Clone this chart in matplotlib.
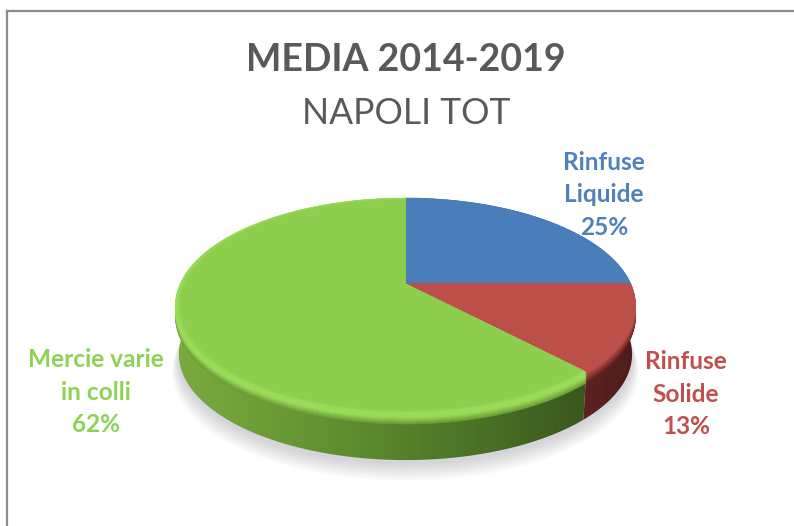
import numpy as np
import matplotlib
matplotlib.use("Agg")
import matplotlib.pyplot as plt
from matplotlib.lines import Line2D
from matplotlib.patches import Polygon
from matplotlib.colors import LinearSegmentedColormap, to_rgb

# Cargo shares for the port of Napoli
categories = ["Rinfuse\nLiquide", "Rinfuse\nSolide", "Mercie varie\nin colli"]
shares = [25, 13, 62]
face_colors = ["#4a7ebb", "#bd4f4b", "#8dce4e"]
text_colors = ["#4f81bd", "#c0504d", "#8dd255"]
side_stops = [
    ["#2c4a70", "#2c4a70"],
    ["#5e2320", "#4e1c1c"],
    ["#7aab3e", "#6b9a35", "#5a862c", "#4a7026", "#3a571e"],
]
label_centres = [(604, 195), (686, 394), (96, 392)]

CX, CY = 405.5, 284.0
RX, RY, PERSP = 225.4, 103.2, 0.2
DEPTH = 49.0

fig = plt.figure(figsize=(7.94, 5.26), dpi=100, facecolor="white")
ax = fig.add_axes([0, 0, 1, 1])
ax.set_xlim(0, 794)
ax.set_ylim(526, 0)
ax.axis("off")


def rim(t_deg, scale=1.0, dy=0.0):
    """Perspective projection of a disc rim point at angle t (degrees)."""
    t = np.radians(t_deg)
    d = 1 + PERSP * np.sin(t)
    x = CX + scale * RX * np.cos(t) / d
    y = CY - scale * RY * np.sin(t) / d + dy
    return np.column_stack([x, y])


def mix(a, b, f):
    a, b = np.array(to_rgb(a)), np.array(to_rgb(b))
    return tuple(a + (b - a) * np.clip(f, 0, 1))


# Chart frame: only the top and left borders fall inside the canvas
frame_style = dict(color="#8c8c8c", lw=1.6, zorder=1)
ax.add_line(Line2D([6.5, 794], [10.5, 10.5], **frame_style))
ax.add_line(Line2D([6.5, 6.5], [10.5, 526], **frame_style))

# Soft shadow under the disc
full = np.linspace(0, 360, 361)
for i in range(14):
    pts = rim(full, scale=1.014 - 0.0022 * i, dy=DEPTH + 17 - i * 1.0)
    ax.add_patch(Polygon(pts, closed=True, fc="#8e8e9c", ec="none", alpha=0.028, zorder=2))

# Slice angles run clockwise from the top of the disc
edges = 90 - 360 * np.cumsum([0] + shares) / np.sum(shares)
slices = list(zip(edges[:-1], edges[1:]))

# Side walls, each filled with a horizontal gradient
for idx in range(len(shares)):
    start, stop = slices[idx]
    arc = np.linspace(start, stop, 240)
    outer = rim(arc)
    lower = rim(arc, scale=0.985, dy=DEPTH)
    wall = Polygon(np.vstack([outer, lower[::-1]]), closed=True, fc="none", ec="none", zorder=3)
    ax.add_patch(wall)
    cmap = LinearSegmentedColormap.from_list("wall", side_stops[idx])
    xs = np.vstack([outer, lower])[:, 0]
    grad = np.linspace(0, 1, 256)[None, :]
    im = ax.imshow(grad, cmap=cmap, aspect="auto", zorder=3,
                   extent=(xs.min(), xs.max(), 480, 180), interpolation="bilinear")
    im.set_clip_path(wall)
ax.set_xlim(0, 794)
ax.set_ylim(526, 0)

# Bevel between wall and top face, then the face blended inwards
highlight = "#9adc59"
for idx in range(len(shares)):
    start, stop = slices[idx]
    arc = np.linspace(start, stop, 240)
    base = face_colors[idx]
    for step in np.arange(11, -1, -1):
        f = step / 11
        if idx == 2:
            colour = mix(highlight, "#6d9c38", (f - 0.4) / 0.6)
        else:
            colour = mix(base, side_stops[idx][0], (f - 0.1) / 0.9)
        pts = np.vstack([[[CX, CY + step]], rim(arc, dy=step)])
        ax.add_patch(Polygon(pts, closed=True, fc=colour, ec=colour, lw=0.4, zorder=4))
    edge_tone = highlight if idx == 2 else base
    for k, scale in enumerate(np.linspace(0.995, 0.975, 6)):
        colour = mix(edge_tone, base, k / 5)
        pts = np.vstack([[[CX, CY]], rim(arc, scale=scale)])
        ax.add_patch(Polygon(pts, closed=True, fc=colour, ec=colour, lw=0.4, zorder=5))

# Text
font = "Lato"
ax.text(406, 60, "MEDIA 2014-2019", ha="center", va="center", color="#595959",
        fontsize=27, fontweight="bold", family=font, zorder=6)
ax.text(406, 113, "NAPOLI TOT", ha="center", va="center", color="#595959",
        fontsize=25.6, family=font, zorder=6)
for name, value, colour, (lx, ly) in zip(categories, shares, text_colors, label_centres):
    ax.text(lx, ly, f"{name}\n{value}%", ha="center", va="center", color=colour,
            fontsize=17.6, fontweight="bold", family=font, linespacing=1.48, zorder=6)

fig.savefig("out.png", dpi=100)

++++++++++++++++++++

◆ **EXERCISE TASK**: Select every line in the material above where the string "matplotlib" occurs, and copy it.

◆ **SOLUTION BELOW**:
Clone this chart in matplotlib.
import matplotlib
matplotlib.use("Agg")
import matplotlib.pyplot as plt
from matplotlib.lines import Line2D
from matplotlib.patches import Polygon
from matplotlib.colors import LinearSegmentedColormap, to_rgb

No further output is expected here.